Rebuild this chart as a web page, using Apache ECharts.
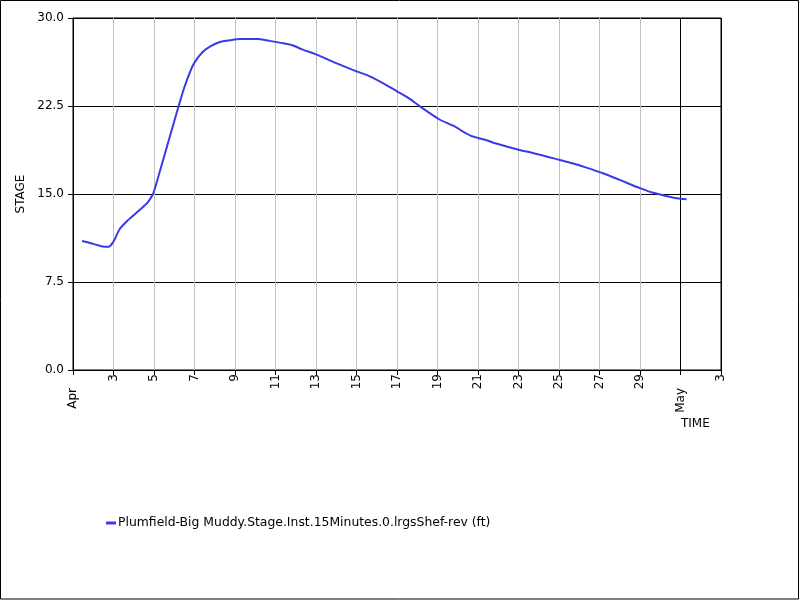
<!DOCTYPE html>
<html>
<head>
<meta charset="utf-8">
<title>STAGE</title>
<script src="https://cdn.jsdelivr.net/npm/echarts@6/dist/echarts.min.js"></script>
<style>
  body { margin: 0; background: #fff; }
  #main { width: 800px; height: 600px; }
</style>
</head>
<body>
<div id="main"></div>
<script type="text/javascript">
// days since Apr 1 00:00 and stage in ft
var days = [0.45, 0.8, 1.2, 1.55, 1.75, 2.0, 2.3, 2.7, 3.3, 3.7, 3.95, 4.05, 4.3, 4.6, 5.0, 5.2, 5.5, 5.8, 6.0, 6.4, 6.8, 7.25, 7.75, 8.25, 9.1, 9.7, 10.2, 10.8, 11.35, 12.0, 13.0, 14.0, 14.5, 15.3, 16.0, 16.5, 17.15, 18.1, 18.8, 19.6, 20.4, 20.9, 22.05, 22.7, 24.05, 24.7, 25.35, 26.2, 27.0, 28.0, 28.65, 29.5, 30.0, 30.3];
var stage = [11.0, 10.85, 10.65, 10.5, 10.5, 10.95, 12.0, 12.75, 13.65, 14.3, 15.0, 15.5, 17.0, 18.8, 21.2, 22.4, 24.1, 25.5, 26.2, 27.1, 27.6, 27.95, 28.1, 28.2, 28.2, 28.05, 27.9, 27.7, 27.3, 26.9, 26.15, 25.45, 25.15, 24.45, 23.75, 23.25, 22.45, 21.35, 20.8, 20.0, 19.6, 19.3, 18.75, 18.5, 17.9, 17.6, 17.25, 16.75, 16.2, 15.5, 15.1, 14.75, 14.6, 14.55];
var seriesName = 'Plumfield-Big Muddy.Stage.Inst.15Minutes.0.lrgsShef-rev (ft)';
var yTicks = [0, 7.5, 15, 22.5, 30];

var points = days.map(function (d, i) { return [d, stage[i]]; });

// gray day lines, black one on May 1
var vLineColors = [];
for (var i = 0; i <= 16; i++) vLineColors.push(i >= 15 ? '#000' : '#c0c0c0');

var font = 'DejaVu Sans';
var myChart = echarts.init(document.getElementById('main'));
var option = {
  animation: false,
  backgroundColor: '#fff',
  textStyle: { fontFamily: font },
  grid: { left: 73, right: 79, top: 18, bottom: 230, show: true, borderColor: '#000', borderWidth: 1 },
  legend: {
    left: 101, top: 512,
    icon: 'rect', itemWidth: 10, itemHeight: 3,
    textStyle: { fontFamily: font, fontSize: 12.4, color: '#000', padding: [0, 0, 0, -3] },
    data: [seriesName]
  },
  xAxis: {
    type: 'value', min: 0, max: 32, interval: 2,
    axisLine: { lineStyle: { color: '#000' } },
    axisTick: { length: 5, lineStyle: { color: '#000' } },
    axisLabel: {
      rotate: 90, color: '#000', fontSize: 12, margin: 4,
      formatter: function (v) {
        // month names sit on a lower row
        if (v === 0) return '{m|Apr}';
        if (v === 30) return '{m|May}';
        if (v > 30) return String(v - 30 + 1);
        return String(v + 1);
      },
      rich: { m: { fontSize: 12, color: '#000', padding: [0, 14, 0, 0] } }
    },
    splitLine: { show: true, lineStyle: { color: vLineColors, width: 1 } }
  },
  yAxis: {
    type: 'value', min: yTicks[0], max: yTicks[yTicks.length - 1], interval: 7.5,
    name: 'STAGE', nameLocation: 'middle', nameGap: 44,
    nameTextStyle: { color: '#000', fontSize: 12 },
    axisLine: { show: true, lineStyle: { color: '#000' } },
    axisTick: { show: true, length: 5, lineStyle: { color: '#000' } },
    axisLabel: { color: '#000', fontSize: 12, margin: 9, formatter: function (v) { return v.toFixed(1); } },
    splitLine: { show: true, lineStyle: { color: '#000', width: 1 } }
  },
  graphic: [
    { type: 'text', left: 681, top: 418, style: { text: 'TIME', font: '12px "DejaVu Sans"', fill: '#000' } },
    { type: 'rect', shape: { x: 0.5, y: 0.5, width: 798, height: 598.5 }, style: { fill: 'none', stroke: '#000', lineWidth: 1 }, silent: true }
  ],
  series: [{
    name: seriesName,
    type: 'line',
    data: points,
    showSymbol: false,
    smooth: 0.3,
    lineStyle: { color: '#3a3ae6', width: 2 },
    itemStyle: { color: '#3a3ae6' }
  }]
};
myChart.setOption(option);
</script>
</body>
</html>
--
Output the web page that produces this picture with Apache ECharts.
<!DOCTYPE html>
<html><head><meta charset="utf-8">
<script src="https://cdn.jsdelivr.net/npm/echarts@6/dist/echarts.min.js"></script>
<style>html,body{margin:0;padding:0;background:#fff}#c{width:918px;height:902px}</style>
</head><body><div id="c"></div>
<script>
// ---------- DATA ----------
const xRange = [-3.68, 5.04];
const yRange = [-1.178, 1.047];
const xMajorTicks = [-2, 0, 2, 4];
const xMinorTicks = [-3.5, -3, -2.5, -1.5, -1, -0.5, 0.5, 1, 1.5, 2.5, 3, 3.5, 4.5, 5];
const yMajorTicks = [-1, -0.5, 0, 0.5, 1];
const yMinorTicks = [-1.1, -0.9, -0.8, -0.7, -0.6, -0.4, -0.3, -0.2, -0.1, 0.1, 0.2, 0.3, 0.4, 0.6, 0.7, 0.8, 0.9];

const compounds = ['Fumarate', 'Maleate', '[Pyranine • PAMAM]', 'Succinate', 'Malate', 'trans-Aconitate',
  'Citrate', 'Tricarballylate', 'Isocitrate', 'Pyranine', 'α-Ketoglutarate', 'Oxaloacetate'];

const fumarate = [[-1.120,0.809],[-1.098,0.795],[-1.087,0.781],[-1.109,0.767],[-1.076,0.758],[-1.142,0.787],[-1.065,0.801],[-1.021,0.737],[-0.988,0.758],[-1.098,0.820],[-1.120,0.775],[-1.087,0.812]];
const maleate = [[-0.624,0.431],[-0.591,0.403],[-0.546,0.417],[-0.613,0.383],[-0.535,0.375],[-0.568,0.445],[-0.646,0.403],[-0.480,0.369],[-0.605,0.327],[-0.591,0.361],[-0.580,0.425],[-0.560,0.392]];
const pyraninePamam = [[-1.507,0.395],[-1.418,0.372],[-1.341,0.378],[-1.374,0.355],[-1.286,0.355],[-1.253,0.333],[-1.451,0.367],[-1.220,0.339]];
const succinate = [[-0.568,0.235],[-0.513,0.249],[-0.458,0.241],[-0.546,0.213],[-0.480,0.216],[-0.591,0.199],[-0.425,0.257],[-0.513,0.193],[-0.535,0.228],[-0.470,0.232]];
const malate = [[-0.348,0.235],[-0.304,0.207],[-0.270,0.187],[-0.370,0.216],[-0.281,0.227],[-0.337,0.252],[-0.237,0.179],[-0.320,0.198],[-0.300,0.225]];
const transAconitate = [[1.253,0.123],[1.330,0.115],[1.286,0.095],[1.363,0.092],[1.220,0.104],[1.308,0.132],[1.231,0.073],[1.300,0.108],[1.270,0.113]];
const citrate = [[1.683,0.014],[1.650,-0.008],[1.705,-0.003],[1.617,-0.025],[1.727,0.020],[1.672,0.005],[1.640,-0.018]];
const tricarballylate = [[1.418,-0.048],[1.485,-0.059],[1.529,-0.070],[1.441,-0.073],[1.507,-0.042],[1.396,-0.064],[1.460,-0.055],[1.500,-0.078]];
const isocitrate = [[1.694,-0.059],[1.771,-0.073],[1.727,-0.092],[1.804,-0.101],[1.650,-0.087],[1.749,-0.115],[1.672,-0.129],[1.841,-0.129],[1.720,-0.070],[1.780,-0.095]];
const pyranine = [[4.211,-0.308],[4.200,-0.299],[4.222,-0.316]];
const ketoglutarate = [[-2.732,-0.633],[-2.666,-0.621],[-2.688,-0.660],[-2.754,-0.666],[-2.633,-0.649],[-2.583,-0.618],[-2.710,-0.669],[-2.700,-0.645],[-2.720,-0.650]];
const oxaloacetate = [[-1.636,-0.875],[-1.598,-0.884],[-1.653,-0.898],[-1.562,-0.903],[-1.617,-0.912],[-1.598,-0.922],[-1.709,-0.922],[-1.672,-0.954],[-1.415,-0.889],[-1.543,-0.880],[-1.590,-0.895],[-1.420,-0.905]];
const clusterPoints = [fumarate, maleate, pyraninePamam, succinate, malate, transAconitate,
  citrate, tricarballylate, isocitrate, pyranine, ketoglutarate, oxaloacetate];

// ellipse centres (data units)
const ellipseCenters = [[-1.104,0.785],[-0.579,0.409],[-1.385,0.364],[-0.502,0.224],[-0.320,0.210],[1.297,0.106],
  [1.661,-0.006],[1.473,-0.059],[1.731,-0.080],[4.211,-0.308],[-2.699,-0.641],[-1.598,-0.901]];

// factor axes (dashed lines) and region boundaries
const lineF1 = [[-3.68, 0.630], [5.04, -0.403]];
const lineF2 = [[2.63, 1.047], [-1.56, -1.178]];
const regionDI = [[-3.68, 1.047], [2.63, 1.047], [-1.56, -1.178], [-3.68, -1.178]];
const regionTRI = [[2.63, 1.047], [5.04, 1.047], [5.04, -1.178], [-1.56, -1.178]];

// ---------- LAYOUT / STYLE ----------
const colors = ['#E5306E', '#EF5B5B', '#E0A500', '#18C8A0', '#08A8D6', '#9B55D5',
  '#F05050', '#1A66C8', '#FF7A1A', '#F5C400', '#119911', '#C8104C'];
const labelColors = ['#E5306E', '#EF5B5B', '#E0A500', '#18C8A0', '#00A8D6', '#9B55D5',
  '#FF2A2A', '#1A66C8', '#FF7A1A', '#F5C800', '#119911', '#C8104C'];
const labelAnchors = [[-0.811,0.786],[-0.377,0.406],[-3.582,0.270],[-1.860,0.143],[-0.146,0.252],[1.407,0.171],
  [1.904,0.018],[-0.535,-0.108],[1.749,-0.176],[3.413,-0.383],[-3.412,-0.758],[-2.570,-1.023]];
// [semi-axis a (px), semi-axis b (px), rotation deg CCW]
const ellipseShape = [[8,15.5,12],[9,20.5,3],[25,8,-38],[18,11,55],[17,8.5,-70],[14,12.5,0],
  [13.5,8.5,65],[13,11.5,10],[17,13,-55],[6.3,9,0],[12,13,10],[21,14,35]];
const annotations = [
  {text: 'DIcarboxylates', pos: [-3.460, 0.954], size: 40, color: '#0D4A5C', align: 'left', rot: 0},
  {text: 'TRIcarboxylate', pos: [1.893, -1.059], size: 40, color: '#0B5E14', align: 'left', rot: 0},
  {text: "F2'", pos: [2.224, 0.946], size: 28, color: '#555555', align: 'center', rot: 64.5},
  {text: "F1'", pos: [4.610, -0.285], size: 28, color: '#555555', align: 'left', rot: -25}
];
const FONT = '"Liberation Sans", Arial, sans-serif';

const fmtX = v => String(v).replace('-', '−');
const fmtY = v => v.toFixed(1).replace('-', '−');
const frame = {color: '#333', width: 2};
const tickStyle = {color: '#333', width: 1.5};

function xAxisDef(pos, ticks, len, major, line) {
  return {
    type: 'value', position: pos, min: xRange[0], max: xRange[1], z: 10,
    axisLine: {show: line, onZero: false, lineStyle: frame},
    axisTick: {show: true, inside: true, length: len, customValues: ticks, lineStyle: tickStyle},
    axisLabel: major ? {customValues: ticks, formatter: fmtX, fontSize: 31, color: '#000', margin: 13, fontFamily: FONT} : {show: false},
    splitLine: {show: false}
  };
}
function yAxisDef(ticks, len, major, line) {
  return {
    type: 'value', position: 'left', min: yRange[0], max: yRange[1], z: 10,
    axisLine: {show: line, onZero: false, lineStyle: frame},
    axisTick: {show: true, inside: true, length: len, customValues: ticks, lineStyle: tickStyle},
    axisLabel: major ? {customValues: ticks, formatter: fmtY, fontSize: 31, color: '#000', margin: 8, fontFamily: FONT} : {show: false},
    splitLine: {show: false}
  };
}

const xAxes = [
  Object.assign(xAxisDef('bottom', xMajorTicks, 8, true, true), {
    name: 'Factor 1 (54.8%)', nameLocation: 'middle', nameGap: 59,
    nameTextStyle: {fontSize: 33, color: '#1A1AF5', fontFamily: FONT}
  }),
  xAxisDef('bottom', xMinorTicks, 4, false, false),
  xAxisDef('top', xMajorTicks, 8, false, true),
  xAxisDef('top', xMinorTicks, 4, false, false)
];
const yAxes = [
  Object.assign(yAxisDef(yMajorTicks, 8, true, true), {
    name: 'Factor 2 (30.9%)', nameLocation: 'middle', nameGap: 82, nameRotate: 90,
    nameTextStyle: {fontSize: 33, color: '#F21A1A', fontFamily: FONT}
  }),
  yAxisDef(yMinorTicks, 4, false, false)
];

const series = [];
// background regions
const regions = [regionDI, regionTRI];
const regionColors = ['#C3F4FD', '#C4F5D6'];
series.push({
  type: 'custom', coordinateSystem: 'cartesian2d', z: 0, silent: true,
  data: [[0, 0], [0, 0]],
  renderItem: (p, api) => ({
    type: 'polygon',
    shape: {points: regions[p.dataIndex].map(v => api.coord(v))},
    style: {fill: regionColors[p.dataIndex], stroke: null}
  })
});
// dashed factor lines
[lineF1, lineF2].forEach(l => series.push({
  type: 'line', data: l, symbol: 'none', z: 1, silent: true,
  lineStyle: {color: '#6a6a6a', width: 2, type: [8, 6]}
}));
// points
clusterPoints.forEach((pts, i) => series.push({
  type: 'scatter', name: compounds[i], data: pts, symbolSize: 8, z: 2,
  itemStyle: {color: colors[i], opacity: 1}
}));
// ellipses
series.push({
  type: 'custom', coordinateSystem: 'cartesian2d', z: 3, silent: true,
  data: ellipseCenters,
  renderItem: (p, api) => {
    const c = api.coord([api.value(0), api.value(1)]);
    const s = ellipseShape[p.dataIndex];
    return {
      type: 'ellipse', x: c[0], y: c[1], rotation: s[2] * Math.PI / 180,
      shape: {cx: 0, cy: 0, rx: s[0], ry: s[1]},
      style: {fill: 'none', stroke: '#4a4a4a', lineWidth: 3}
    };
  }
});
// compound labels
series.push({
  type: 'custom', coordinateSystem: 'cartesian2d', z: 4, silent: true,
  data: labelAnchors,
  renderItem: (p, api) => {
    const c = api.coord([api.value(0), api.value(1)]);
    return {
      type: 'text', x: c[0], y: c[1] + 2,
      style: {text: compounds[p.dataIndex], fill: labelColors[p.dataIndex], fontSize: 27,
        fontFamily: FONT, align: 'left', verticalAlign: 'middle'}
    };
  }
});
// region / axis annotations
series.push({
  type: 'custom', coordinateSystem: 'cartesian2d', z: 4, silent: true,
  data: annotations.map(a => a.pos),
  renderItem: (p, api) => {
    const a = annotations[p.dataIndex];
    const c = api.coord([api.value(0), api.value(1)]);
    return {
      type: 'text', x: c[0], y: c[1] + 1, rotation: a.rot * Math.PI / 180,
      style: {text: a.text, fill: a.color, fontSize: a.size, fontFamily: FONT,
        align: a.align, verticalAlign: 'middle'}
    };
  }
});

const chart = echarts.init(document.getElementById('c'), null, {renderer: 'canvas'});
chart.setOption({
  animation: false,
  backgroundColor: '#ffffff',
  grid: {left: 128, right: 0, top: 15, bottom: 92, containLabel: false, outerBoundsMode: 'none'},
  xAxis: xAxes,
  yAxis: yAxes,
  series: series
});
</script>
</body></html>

OBJECTIVE: Going back to the data above, write out everything from the line with "Rebuild this chart" down to the line with "for (var i = 0;", both included, leaving every picture out.

THE ANSWER:
Rebuild this chart as a web page, using Apache ECharts.
<!DOCTYPE html>
<html>
<head>
<meta charset="utf-8">
<title>STAGE</title>
<script src="https://cdn.jsdelivr.net/npm/echarts@6/dist/echarts.min.js"></script>
<style>
  body { margin: 0; background: #fff; }
  #main { width: 800px; height: 600px; }
</style>
</head>
<body>
<div id="main"></div>
<script type="text/javascript">
// days since Apr 1 00:00 and stage in ft
var days = [0.45, 0.8, 1.2, 1.55, 1.75, 2.0, 2.3, 2.7, 3.3, 3.7, 3.95, 4.05, 4.3, 4.6, 5.0, 5.2, 5.5, 5.8, 6.0, 6.4, 6.8, 7.25, 7.75, 8.25, 9.1, 9.7, 10.2, 10.8, 11.35, 12.0, 13.0, 14.0, 14.5, 15.3, 16.0, 16.5, 17.15, 18.1, 18.8, 19.6, 20.4, 20.9, 22.05, 22.7, 24.05, 24.7, 25.35, 26.2, 27.0, 28.0, 28.65, 29.5, 30.0, 30.3];
var stage = [11.0, 10.85, 10.65, 10.5, 10.5, 10.95, 12.0, 12.75, 13.65, 14.3, 15.0, 15.5, 17.0, 18.8, 21.2, 22.4, 24.1, 25.5, 26.2, 27.1, 27.6, 27.95, 28.1, 28.2, 28.2, 28.05, 27.9, 27.7, 27.3, 26.9, 26.15, 25.45, 25.15, 24.45, 23.75, 23.25, 22.45, 21.35, 20.8, 20.0, 19.6, 19.3, 18.75, 18.5, 17.9, 17.6, 17.25, 16.75, 16.2, 15.5, 15.1, 14.75, 14.6, 14.55];
var seriesName = 'Plumfield-Big Muddy.Stage.Inst.15Minutes.0.lrgsShef-rev (ft)';
var yTicks = [0, 7.5, 15, 22.5, 30];

var points = days.map(function (d, i) { return [d, stage[i]]; });

// gray day lines, black one on May 1
var vLineColors = [];
for (var i = 0; i <= 16; i++) vLineColors.push(i >= 15 ? '#000' : '#c0c0c0');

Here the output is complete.